Any time a strategic decision changes how the company is owned, governed or contractually bound — incorporation, fundraising, M&A, restructuring, shareholder agreements, or major commercial contracts. Earlier engagement always costs less than later remediation.

A notary (notaire) is a public officer who authenticates specific deeds (mainly real-estate transfers and certain family-law acts). A corporate lawyer (avocat) advises on strategy, negotiates and drafts company documents, and represents you in disputes. The two roles complement rather than overlap.

Yes — most of our clients are foreign suppliers, investors or holding entities. We bridge the gap between French law and your home jurisdiction's expectations and deliver everything bilingually.

The SAS (Société par Actions Simplifiée) is the default choice for most international structures: flexible governance, single shareholder allowed, no minimum capital, and works cleanly with foreign holding entities. We assess SARL, SA, SCI on the merits when the situation calls for it.

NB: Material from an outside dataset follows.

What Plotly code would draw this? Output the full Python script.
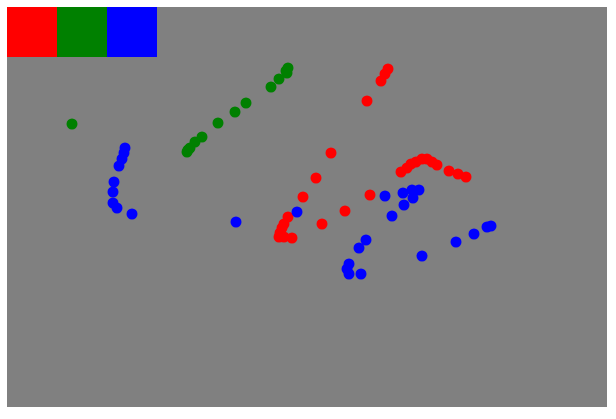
import plotly.graph_objects as go

# Point positions (plot units: 0..600 wide, 0..400 tall, origin top-left)
red_x = [381, 378, 374, 360, 324, 309, 296, 363, 338, 315, 281, 277, 275, 273, 272, 277, 285,
         394, 400, 404, 409, 415, 420, 425, 430, 442, 451, 459]
red_y = [62, 67, 74, 94, 146, 171, 190, 188, 204, 217, 210, 217, 221, 226, 230, 230, 231,
         165, 161, 157, 155, 152, 152, 155, 158, 164, 167, 170]

green_x = [65, 180, 181, 183, 188, 195, 211, 228, 239, 264, 272, 280, 281, 279]
green_y = [117, 145, 143, 141, 135, 130, 116, 105, 96, 80, 72, 66, 61, 64]

blue_x = [118, 117, 115, 112, 107, 106, 106, 110, 125, 229, 290,
          378, 396, 405, 412, 406, 397, 385, 359, 352, 342, 340, 342, 354,
          415, 449, 467, 480, 484]
blue_y = [141, 146, 152, 159, 175, 185, 196, 201, 207, 215, 205,
          189, 186, 183, 183, 191, 198, 209, 233, 241, 257, 262, 267, 267,
          249, 235, 227, 220, 219]

box_labels = ["red", "green", "blue"]
box_colors = ["#FF0000", "#008000", "#0000FF"]
box_width = 50

fig = go.Figure()
for xs, ys, c in [(red_x, red_y, "#FF0000"), (green_x, green_y, "#008000"), (blue_x, blue_y, "#0000FF")]:
    fig.add_trace(go.Scatter(x=xs, y=ys, mode="markers",
                             marker=dict(color=c, size=11, line=dict(width=0)),
                             hoverinfo="skip", showlegend=False))

for i, c in enumerate(box_colors):
    fig.add_shape(type="rect", xref="x", yref="y",
                  x0=i * box_width, x1=(i + 1) * box_width, y0=0, y1=box_width,
                  fillcolor=c, line=dict(width=0), layer="below")

fig.update_layout(
    width=616, height=419,
    margin=dict(l=7, r=9, t=7, b=12),
    paper_bgcolor="white", plot_bgcolor="#808080",
    showlegend=False,
    xaxis=dict(range=[0, 600], visible=False, showgrid=False, zeroline=False),
    yaxis=dict(range=[400, 0], visible=False, showgrid=False, zeroline=False),
)
fig.write_html("out.html")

Yes — communications with a French avocat are protected by the secret professionnel (Article 66-5 of the Law of 31 December 1971). This protection is broader than the common-law attorney-client privilege and applies to written and oral exchanges.

We work on fixed fees for clearly scoped engagements (incorporation, contract drafting, audits) and on monthly retainers for ongoing advisory. Hourly billing is the exception, not the default. You always know the cost before work starts.

Typical timeline is 2–3 weeks from KYC kick-off to RCS registration, assuming standard documentation. Holding-company structures, foreign-shareholder identification or in-kind contributions can extend this — we flag the gating items at the first meeting.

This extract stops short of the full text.